A Most Violent Year Review

Ambitious Latin-American immigrant and self-made businessman Abel Morales (Isaac) and his stylish, steely wife Anna (Chastain) risk everything on a deal that will make or break them, just as thieves, gangsters and corruption on all sides converge to drag Abel down.

by Angie Errigo |
Published on
Release Date:

23 Jan 2015

Running Time:

125 minutes

Certificate:

15

Original Title:

A Most Violent Year

Fiercely smart, refreshingly unpredictable, writer-director J.C. Chandor has made a specialty of the individual in crisis. His talkative Oscar-nominated script for calling card Margin Call gave us an insightful night at an investment firm in financial meltdown. Dialogue-free All Is Lost set Robert Redford an ordeal in desperate peril on the sea. Now, A Most Violent Year presents Oscar Isaac’s honest, enterprising man with a hat-trick of mounting challenges, financial, physical and moral, as he struggles to save his business, his family and his burning desire to achieve the American Dream legitimately.

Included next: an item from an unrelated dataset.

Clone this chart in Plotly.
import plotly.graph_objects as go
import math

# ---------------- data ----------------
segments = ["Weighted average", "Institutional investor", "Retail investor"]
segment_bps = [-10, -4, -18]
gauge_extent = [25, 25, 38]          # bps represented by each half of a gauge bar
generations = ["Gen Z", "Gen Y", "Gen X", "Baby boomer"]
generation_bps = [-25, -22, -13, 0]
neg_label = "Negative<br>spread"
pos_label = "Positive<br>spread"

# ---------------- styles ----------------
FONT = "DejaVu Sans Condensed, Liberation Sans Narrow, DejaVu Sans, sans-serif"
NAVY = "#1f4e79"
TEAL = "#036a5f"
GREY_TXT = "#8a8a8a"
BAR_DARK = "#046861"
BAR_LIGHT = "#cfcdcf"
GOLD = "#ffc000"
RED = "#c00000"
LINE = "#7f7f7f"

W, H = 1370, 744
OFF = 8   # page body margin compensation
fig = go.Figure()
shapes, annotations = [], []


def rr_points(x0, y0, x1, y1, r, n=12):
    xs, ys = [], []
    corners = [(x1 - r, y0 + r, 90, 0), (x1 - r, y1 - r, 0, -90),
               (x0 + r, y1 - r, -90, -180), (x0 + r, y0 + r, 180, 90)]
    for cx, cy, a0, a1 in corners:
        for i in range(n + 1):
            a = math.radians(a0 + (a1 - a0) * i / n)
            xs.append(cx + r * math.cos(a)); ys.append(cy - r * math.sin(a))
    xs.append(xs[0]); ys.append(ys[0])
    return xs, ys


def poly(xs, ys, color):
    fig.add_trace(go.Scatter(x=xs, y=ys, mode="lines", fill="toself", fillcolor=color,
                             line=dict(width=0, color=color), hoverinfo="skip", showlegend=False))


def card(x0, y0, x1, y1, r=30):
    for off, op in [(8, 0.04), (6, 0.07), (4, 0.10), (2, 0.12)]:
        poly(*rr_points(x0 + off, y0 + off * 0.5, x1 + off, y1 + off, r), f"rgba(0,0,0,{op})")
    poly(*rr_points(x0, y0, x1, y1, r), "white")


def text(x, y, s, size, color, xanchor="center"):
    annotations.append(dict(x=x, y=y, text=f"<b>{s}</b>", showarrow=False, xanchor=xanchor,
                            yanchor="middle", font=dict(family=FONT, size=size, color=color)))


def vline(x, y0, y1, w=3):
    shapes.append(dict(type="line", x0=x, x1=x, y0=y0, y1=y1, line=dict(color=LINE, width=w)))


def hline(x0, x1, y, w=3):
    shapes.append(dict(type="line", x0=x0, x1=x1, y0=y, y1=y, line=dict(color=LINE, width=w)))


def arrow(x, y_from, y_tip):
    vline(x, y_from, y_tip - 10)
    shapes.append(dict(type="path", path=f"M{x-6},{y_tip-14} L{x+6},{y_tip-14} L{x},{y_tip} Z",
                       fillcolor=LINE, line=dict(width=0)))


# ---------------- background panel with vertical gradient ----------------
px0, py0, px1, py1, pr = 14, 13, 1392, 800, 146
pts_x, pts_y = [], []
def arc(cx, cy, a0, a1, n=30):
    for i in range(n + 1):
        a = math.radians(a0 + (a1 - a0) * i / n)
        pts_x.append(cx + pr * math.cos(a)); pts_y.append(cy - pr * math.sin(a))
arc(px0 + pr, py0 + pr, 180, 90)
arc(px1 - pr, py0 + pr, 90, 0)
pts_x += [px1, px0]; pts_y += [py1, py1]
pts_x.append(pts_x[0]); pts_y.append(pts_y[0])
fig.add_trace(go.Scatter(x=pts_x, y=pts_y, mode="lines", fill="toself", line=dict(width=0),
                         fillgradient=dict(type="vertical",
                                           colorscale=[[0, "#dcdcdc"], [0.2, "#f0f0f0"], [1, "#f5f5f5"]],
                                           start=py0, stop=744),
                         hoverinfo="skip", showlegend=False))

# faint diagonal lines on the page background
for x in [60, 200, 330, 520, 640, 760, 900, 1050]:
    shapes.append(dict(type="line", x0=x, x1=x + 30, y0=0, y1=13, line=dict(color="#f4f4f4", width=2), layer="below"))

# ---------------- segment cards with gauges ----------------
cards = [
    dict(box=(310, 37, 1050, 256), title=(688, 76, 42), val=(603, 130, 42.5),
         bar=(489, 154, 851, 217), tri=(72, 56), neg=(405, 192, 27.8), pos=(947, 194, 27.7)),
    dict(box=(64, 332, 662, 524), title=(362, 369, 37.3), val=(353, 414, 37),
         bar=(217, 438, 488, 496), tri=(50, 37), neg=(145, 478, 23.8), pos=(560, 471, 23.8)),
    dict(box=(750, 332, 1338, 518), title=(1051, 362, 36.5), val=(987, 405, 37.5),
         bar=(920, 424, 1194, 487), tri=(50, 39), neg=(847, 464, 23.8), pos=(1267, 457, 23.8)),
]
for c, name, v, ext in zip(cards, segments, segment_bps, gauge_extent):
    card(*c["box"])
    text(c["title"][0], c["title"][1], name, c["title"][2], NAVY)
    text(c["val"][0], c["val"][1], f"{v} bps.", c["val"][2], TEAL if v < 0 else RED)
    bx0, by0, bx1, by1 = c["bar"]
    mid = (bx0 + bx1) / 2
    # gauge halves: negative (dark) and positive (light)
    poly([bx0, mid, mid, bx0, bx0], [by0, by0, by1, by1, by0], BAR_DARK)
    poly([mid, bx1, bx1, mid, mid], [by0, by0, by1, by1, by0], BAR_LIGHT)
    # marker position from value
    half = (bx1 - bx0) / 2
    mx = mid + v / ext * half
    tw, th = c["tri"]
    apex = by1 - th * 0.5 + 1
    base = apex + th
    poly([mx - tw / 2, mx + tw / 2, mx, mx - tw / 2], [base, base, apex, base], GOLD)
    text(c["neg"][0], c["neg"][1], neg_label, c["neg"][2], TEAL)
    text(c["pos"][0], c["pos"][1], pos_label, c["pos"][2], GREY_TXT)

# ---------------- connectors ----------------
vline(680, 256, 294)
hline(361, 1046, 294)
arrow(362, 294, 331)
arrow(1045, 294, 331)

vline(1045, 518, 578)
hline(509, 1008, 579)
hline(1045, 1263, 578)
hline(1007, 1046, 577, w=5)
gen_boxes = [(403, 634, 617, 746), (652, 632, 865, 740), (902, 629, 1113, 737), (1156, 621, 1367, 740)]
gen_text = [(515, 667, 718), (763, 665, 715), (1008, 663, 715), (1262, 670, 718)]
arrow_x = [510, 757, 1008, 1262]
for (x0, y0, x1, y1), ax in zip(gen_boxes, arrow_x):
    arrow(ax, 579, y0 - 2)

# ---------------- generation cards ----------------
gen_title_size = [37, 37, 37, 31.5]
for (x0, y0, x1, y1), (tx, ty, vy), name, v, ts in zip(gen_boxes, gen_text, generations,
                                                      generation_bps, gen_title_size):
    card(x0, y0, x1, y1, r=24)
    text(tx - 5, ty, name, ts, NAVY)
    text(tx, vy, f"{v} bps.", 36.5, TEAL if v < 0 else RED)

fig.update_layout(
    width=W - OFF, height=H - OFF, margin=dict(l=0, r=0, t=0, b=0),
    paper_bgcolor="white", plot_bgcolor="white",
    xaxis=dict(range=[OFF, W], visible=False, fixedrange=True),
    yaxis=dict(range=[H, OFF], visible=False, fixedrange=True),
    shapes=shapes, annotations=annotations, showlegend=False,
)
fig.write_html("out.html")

The year is 1981 and New York is experiencing a historic peak in violent crimes, along with extremes of weather. Isaac’s Abel Morales sells heating oil, one of several rival independents who buy from the big boys and sell directly to householders in the New York boroughs. An opportunity to buy land with perfect potential for his operation’s expansion is grasped. It’s a bold move that could take Morales from successful family businessman to empire builder, but the decision is made and the non-refundable deposit gambled just when Morales finds himself beset all at once from every direction. His truck drivers are targeted by armed robbers in a series of heists, his salesmen brutally beaten, his bank, the union, mobsters and the law are all giving him grief, and a shadowy nemesis is up to no good at the Morales’ new showcase home. Miraculously Abel’s beautiful camel coat remains pristine through breakneck pursuits and danger dodging, but whether he can keep his hands clean when the ladder for the upwardly mobile proves very greasy keeps you guessing.

Chandor is versed in the crime classics and this has knowing echoes of The Godfather, Scarface and, particularly, Sidney Lumet’s New York chronicles such as Serpico and Dog Day Afternoon. The central character is singular, an honourable man who prides himself on his social advancement by using his head, hard work and charm, having spent his whole life trying not to be a gangster. This essentially decent guy has to ask himself how much he is willing to compromise to keep what he has earned.

Isaac and Chastain really take the breath away as a comely screen couple. Their suburban chic lifestyle, three daughters and a dog, their chemistry, complicity and quarrels are believable in every detail. He, immaculately tailored and looking more than ever like the young Pacino, is strikingly intelligent and sympathetically conflicted. The daughterof a cheap Brooklyn gangster, she is the polished, sexy, supportive soulmate until her lineage shockingly tells in her increasingly assertive Lady Macbeth in Armani. “You’re not gonna like what happens once I get involved”, she promises, and it’s no idle threat. Albert Brooks, as Abel’s lawyer/counsellor, Nivola as a deceptively cordial, high end competitor and Oyelowo as the persistent Assistant District Attorney focussing his ill-timed attentions on Morales are all good, but the most arresting supporting role though should be a breakthrough for the British Elyes Gabel (ex- Casualty and Game Of Thrones’ Dothraki bloodrider Rakharo) as hapless Julian, Abel’s most loyal, admiring and aspirational truck driver, terrorised into a tragic sequence of events in this startlingly gripping, beautifully dressed and shot, moral maze.

Stylish, sophisticated, simmering crime and character drama with Shakespearean dimension and bravura performances. Who knew heating oil could be a sexy subject?